(begin)

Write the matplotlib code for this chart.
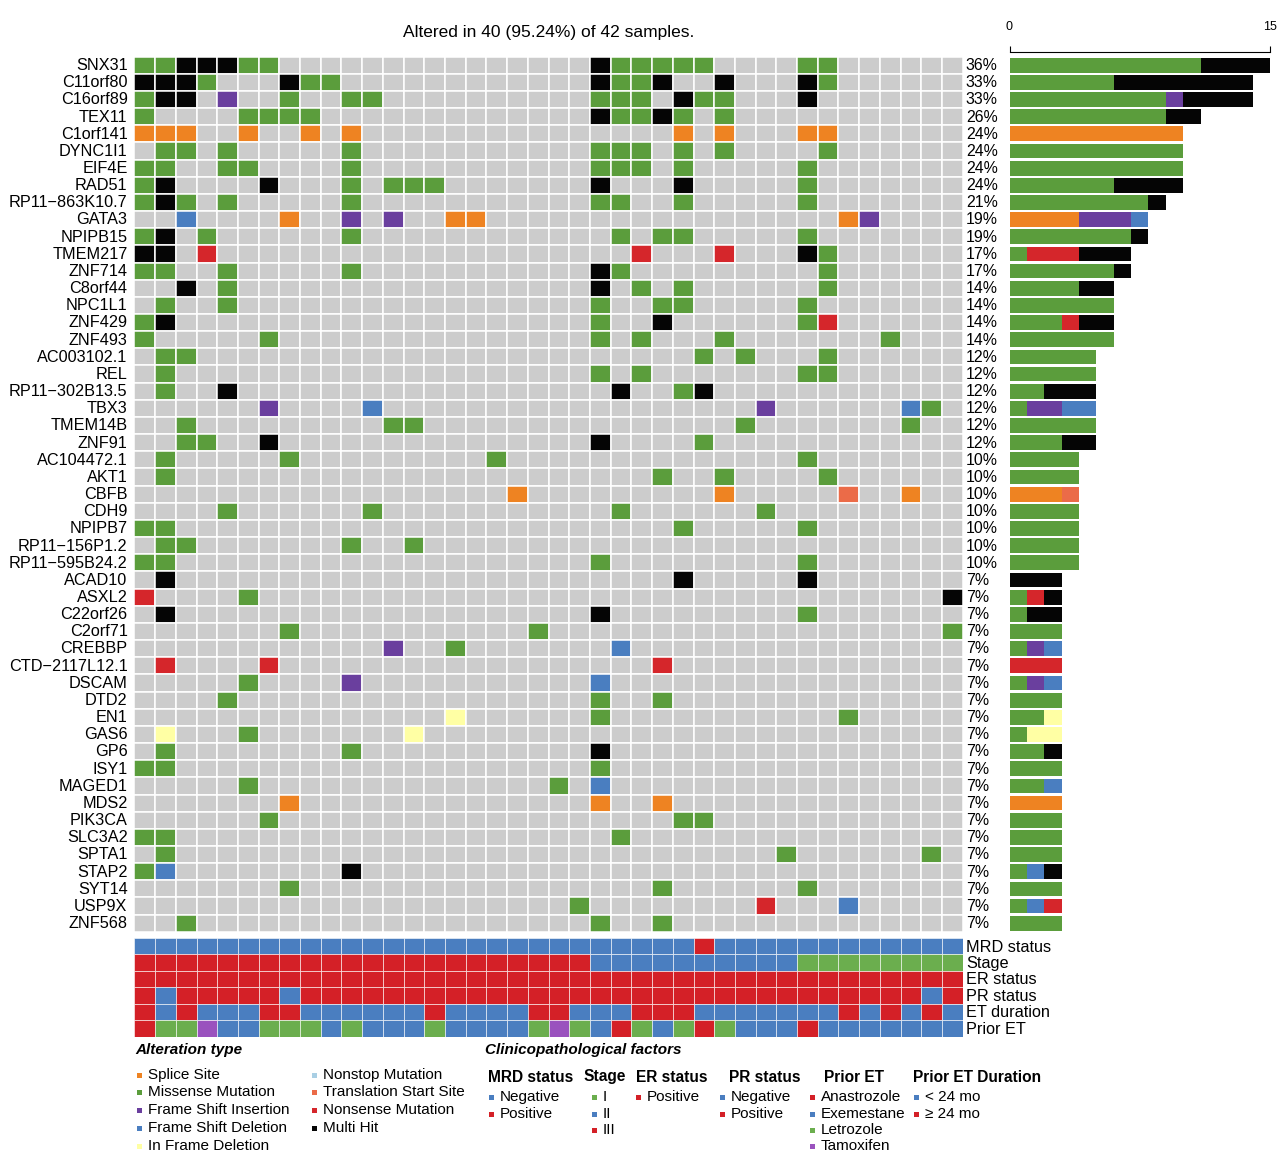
"""
Oncoplot of top mutated genes with clinicopathological annotation tracks
"""
import matplotlib
matplotlib.use('Agg')
import matplotlib.pyplot as plt
from matplotlib.patches import Rectangle
import numpy as np

plt.rcParams['font.family'] = ['Liberation Sans', 'DejaVu Sans']

# Genes, top to bottom
genes = ['SNX31', 'C11orf80', 'C16orf89', 'TEX11', 'C1orf141', 'DYNC1I1', 'EIF4E',
         'RAD51', 'RP11\u2212863K10.7', 'GATA3', 'NPIPB15', 'TMEM217', 'ZNF714',
         'C8orf44', 'NPC1L1', 'ZNF429', 'ZNF493', 'AC003102.1', 'REL',
         'RP11\u2212302B13.5', 'TBX3', 'TMEM14B', 'ZNF91', 'AC104472.1', 'AKT1',
         'CBFB', 'CDH9', 'NPIPB7', 'RP11\u2212156P1.2', 'RP11\u2212595B24.2', 'ACAD10',
         'ASXL2', 'C22orf26', 'C2orf71', 'CREBBP', 'CTD\u22122117L12.1', 'DSCAM',
         'DTD2', 'EN1', 'GAS6', 'GP6', 'ISY1', 'MAGED1', 'MDS2', 'PIK3CA', 'SLC3A2',
         'SPTA1', 'STAP2', 'SYT14', 'USP9X', 'ZNF568']

# one string per gene, one character per altered sample (40 columns)
# S splice site, M missense, I frame shift ins, D frame shift del, F in frame del,
# N nonstop, T translation start site, X nonsense, H multi hit, . none
mutations = [
    'MMHHHMM...' '..........' '..HMMMMM..' '..MM......',
    'HHHM...HMM' '..........' '..HMMH..H.' '..HM......',
    'MHH.I..M..' 'MM........' '..MMM.HMM.' '..H.......',
    'M....MMMM.' '..........' '..HMMHM.M.' '..........',
    'SSS..S..S.' 'S.........' '......S.S.' '..SS......',
    '.MM.M.....' 'M.........' '..MMM.M.M.' '...M......',
    'MM..MM....' 'M.........' '..MMM.M...' '..M.......',
    'MH....H...' 'M.MMM.....' '..H...H...' '..M.......',
    'MHM.M.....' 'M.........' '..MM..M...' '..M.......',
    '..D....S..' 'I.I..SS...' '..........' '....SI....',
    'MH.M......' 'M.........' '...M.MM...' '..M.......',
    'HH.X......' '..........' '....X...X.' '..HM......',
    'MM..M.....' 'M.........' '..HM......' '...M......',
    '..H.M.....' '..........' '..H.M.M...' '...M......',
    '.M..M.....' '..........' '..M..MM...' '..M.......',
    'MH........' '..........' '..M..H....' '..MX......',
    'M.....M...' '..........' '..M.M...M.' '......M...',
    '.MM.......' '..........' '.......M.M' '...M......',
    '.M........' '..........' '..M.M.....' '..MM......',
    '.M..H.....' '..........' '...H..MH..' '..........',
    '......I...' '.D........' '..........' 'I......DM.',
    '..M.......' '..MM......' '.........M' '.......M..',
    '..MM..H...' '..........' '..H....M..' '..........',
    '.M.....M..' '.......M..' '..........' '..M.......',
    '.M........' '..........' '.....M..M.' '...M......',
    '..........' '........S.' '........S.' '....T..S..',
    '....M.....' '.M........' '...M......' 'M.........',
    'MM........' '..........' '......M...' '..M.......',
    '.MM.......' 'M..M......' '..........' '..........',
    'MM........' '..........' '..M.......' '..M.......',
    '.H........' '..........' '......H...' '..H.......',
    'X....M....' '..........' '..........' '.........H',
    '.H........' '..........' '..H.......' '..M.......',
    '.......M..' '.........M' '..........' '.........M',
    '..........' '..I..M....' '...D......' '..........',
    '.X....X...' '..........' '.....X....' '..........',
    '.....M....' 'I.........' '..D.......' '..........',
    '....M.....' '..........' '..M..M....' '..........',
    '..........' '.....F....' '..M.......' '....M.....',
    '.F...M....' '...F......' '..........' '..........',
    '.M........' 'M.........' '..H.......' '..........',
    'MM........' '..........' '..M.......' '..........',
    '.....M....' '..........' 'M.D.......' '..........',
    '.......S..' '..........' '..S..S....' '..........',
    '......M...' '..........' '......MM..' '..........',
    'MM........' '..........' '...M......' '..........',
    '.M........' '..........' '..........' '.M......M.',
    'MD........' 'H.........' '..........' '..........',
    '.......M..' '..........' '.....M....' '..M.......',
    '..........' '..........' '.M........' 'X...D.....',
    '..M.......' '..........' '..M..M....' '..........',
]

n_samples_total = 42

vc_codes = ['S', 'M', 'I', 'D', 'F', 'N', 'T', 'X', 'H']
vc_labels = ['Splice Site', 'Missense Mutation', 'Frame Shift Insertion',
             'Frame Shift Deletion', 'In Frame Deletion', 'Nonstop Mutation',
             'Translation Start Site', 'Nonsense Mutation', 'Multi Hit']
vc_colors = ['#EE8322', '#5B9D3C', '#6A3F9E', '#4A7EC0', '#FFFFA4', '#A9CFE4',
             '#EB6B48', '#D5262B', '#050505']

# clinical annotation per sample
mrd_status = 'NNNNNNNNNNNNNNNNNNNNNNNNNNNPNNNNNNNNNNNN'     # N negative, P positive
stage = '3333333333333333333333222222222211111111'          # 1 I, 2 II, 3 III
er_status = 'PPPPPPPPPPPPPPPPPPPPPPPPPPPPPPPPPPPPPPPP'
pr_status = 'PNPPPPPNPPPPPPPPPPPPPPPPPPPPPPPPPPPPPPNP'
et_duration = 'LSLSSSLLSSSSSSLSSSSLLSSSLLLSSSSSSSLSLSLS'   # S < 24 mo, L >= 24 mo
prior_et = 'ALLTEELLLELEEELEEEELTLEALELALEEEAEEEEEEE'      # A/E/L/T drugs

c_blue = '#4A7EC0'
c_red = '#D42027'
c_green = '#6BAE4E'
c_purple = '#9A52BE'

tracks = [
    ('MRD status', mrd_status, {'N': c_blue, 'P': c_red}),
    ('Stage', stage, {'1': c_green, '2': c_blue, '3': c_red}),
    ('ER status', er_status, {'P': c_red}),
    ('PR status', pr_status, {'N': c_blue, 'P': c_red}),
    ('ET duration', et_duration, {'S': c_blue, 'L': c_red}),
    ('Prior ET', prior_et, {'A': c_red, 'E': c_blue, 'L': c_green, 'T': c_purple}),
]

# ---------------------------------------------------------------------------
W, H = 1285, 1154
fig = plt.figure(figsize=(W / 100, H / 100), dpi=100)


def px_axes(x0, y0, x1, y1):
    """Axes placed by pixel box (top-left origin)."""
    return fig.add_axes([x0 / W, 1 - y1 / H, (x1 - x0) / W, (y1 - y0) / H])


n_genes = len(genes)
n_cols = len(mutations[0])
color_of = dict(zip(vc_codes, vc_colors))

grid_x0, grid_x1 = 134.4, 962.7
grid_y0, grid_y1 = 56.6, 931.8

# 1. Mutation matrix
ax = px_axes(grid_x0, grid_y0, grid_x1, grid_y1)
for r, row in enumerate(mutations):
    for c, code in enumerate(row):
        fc = color_of.get(code, '#CCCCCC')
        ax.add_patch(Rectangle((c, r), 1, 1, facecolor=fc, edgecolor='white', linewidth=1.1))
    ax.text(-0.33, r + 0.52, genes[r], ha='right', va='center', fontsize=11.7)
    n_mut = sum(ch != '.' for ch in row)
    pct = int(np.floor(100 * n_mut / n_samples_total + 0.5))
    ax.text(n_cols + 0.15, r + 0.52, f'{pct}%', ha='left', va='center', fontsize=11.4)
ax.set_xlim(0, n_cols)
ax.set_ylim(n_genes, 0)
ax.axis('off')

n_altered = sum(any(row[c] != '.' for row in mutations) for c in range(n_cols))
fig.text((grid_x0 + grid_x1) / 2 / W, 1 - 33 / H,
         f'Altered in {n_altered} ({100 * n_altered / n_samples_total:.2f}%) of {n_samples_total} samples.',
         ha='center', va='center', fontsize=12.5)

# 2. Stacked bars of alteration counts per gene
axb = px_axes(1009.5, grid_y0, 1270, grid_y1)
for r, row in enumerate(mutations):
    left = 0
    for code, col in zip(vc_codes, vc_colors):
        cnt = row.count(code)
        if cnt:
            axb.barh(r + 0.5, cnt, left=left, height=0.86, color=col, edgecolor='none')
            left += cnt
axb.set_xlim(0, 15)
axb.set_ylim(n_genes, 0)
for side in ['right', 'bottom', 'left']:
    axb.spines[side].set_visible(False)
axb.spines['top'].set_position(('outward', 3))
axb.spines['top'].set_linewidth(0.8)
axb.xaxis.tick_top()
axb.set_xticks([0, 15])
axb.tick_params(axis='x', length=4, width=0.8, labelsize=9, pad=10)
axb.set_yticks([])

# 3. Clinical annotation tracks
axc = px_axes(grid_x0, 938, grid_x1, 1036.5)
for r, (name, values, cmap) in enumerate(tracks):
    for c, v in enumerate(values):
        axc.add_patch(Rectangle((c, r), 1, 1, facecolor=cmap[v], edgecolor='white', linewidth=0.4))
    axc.text(n_cols + 0.15, r + 0.55, name, ha='left', va='center', fontsize=11.7)
axc.set_xlim(0, n_cols)
axc.set_ylim(len(tracks), 0)
axc.axis('off')

# 4. Legends, drawn in pixel coordinates
axl = fig.add_axes([0, 0, 1, 1])
axl.set_xlim(0, W)
axl.set_ylim(H, 0)
axl.axis('off')
axl.patch.set_alpha(0)


def legend_item(x, y, color, label):
    axl.add_patch(Rectangle((x - 2.5, y - 2.5), 5, 5, facecolor=color, edgecolor='none'))
    axl.text(x + 9, y, label, ha='left', va='center', fontsize=11)


axl.text(135, 1050, 'Alteration type', ha='left', va='center', fontsize=11,
         fontweight='bold', fontstyle='italic')
vc_rows_y = [1075, 1092.5, 1110, 1128, 1146]
for i, (lab, col) in enumerate(zip(vc_labels, vc_colors)):
    if i < 5:
        legend_item(139, vc_rows_y[i], col, lab)
    else:
        legend_item(314, vc_rows_y[i - 5], col, lab)

axl.text(485, 1050, 'Clinicopathological factors', ha='left', va='center', fontsize=11,
         fontweight='bold', fontstyle='italic')

clin_rows_y = [1097, 1114, 1130, 1146]
clin_legend = [
    ('MRD status', 488, 491, [('Negative', c_blue), ('Positive', c_red)]),
    ('Stage', 584, 594, [('I', c_green), ('II', c_blue), ('III', c_red)]),
    ('ER status', 636, 638, [('Positive', c_red)]),
    ('PR status', 729, 722, [('Negative', c_blue), ('Positive', c_red)]),
    ('Prior ET', 824, 812, [('Anastrozole', c_red), ('Exemestane', c_blue),
                            ('Letrozole', c_green), ('Tamoxifen', c_purple)]),
    ('Prior ET Duration', 913, 916, [('< 24 mo', c_blue), ('\u2265 24 mo', c_red)]),
]
for title, tx, mx, items in clin_legend:
    axl.text(tx, 1077, title, ha='left', va='center', fontsize=11.2, fontweight='bold')
    for k, (lab, col) in enumerate(items):
        legend_item(mx, clin_rows_y[k], col, lab)

plt.savefig('out.png', dpi=100)
plt.close()
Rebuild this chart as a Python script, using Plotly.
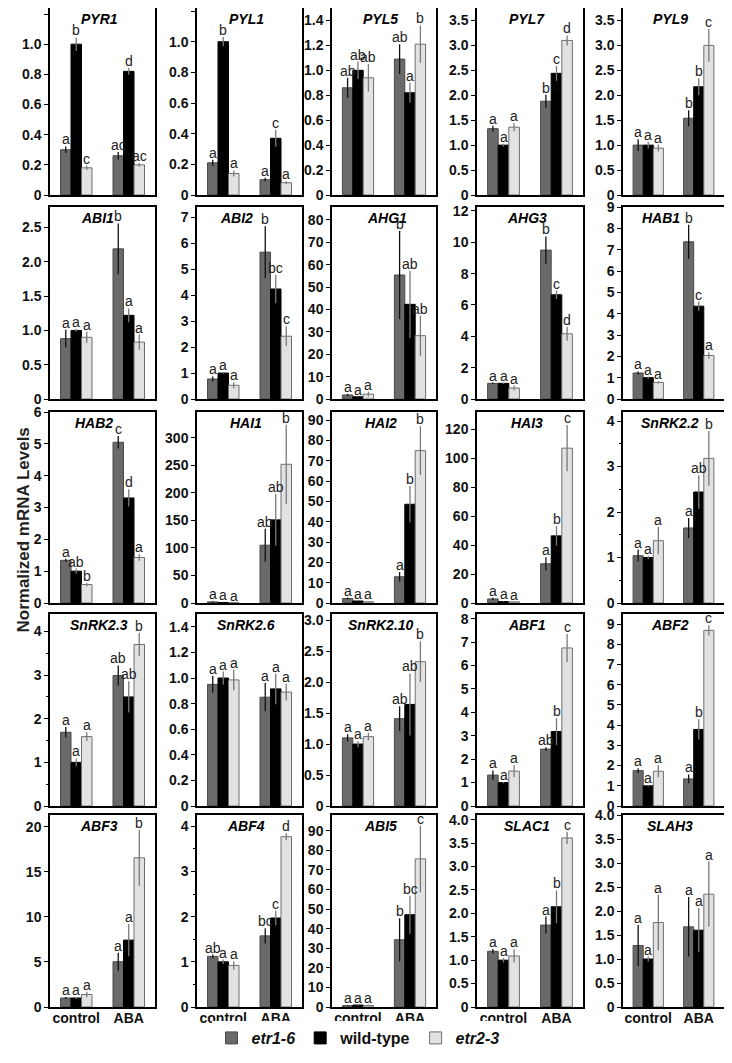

(end)

§ DESCRIPTION OF THE TASK:
Repeat, with no pictures, each line from the beginning of the data through the line containing "plt.rcParams['font.family'] = ['Liberation", inclusive.

§ WRITTEN REPLY:
Write the matplotlib code for this chart.
"""
Oncoplot of top mutated genes with clinicopathological annotation tracks
"""
import matplotlib
matplotlib.use('Agg')
import matplotlib.pyplot as plt
from matplotlib.patches import Rectangle
import numpy as np

plt.rcParams['font.family'] = ['Liberation Sans', 'DejaVu Sans']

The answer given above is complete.